Task to complete.
Among the lines below, count those with "matplotlib". Give the total alone.

Supplied information.
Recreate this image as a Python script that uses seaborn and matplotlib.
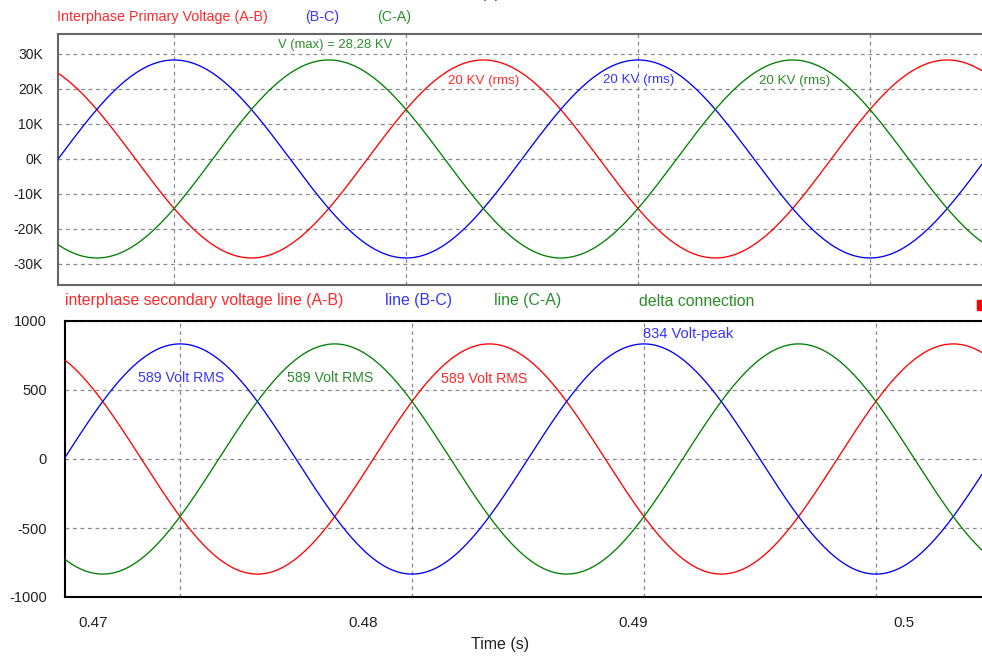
---
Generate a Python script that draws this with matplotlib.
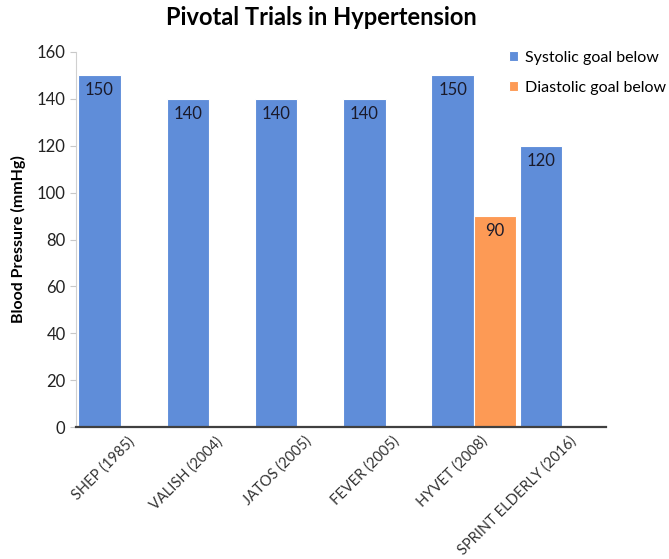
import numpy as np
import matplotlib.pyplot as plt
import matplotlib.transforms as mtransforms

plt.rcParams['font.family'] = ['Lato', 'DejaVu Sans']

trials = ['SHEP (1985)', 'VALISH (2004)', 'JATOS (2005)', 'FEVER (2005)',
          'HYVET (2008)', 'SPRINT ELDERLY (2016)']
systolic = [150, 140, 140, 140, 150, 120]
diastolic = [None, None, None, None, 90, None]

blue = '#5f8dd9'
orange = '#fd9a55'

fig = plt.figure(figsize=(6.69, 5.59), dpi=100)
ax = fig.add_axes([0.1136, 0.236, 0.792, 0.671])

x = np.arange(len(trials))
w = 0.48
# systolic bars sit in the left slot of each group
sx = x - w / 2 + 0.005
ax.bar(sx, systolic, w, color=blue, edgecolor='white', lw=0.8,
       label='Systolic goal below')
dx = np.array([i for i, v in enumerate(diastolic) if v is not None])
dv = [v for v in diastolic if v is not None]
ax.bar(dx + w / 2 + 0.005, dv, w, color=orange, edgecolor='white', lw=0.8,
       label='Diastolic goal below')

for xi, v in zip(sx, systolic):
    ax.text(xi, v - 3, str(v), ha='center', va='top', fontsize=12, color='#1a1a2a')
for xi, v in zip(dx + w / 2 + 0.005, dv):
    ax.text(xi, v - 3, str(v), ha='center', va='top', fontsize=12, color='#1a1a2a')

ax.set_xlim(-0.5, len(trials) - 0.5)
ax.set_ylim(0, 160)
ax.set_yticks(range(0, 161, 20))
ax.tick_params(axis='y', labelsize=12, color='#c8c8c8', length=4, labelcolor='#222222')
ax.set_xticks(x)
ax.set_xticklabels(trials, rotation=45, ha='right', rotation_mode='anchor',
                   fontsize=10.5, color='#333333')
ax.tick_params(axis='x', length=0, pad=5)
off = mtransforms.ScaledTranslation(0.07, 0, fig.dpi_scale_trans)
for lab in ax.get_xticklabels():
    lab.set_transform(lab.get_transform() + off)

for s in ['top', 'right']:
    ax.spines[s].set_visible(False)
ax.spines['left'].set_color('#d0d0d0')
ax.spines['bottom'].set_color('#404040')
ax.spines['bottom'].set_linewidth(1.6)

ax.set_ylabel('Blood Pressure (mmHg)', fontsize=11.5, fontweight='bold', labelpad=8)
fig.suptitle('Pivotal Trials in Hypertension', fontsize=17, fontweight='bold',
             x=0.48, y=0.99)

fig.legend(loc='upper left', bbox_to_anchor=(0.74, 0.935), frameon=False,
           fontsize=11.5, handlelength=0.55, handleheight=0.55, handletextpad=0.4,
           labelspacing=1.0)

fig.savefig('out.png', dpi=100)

Correct output.
4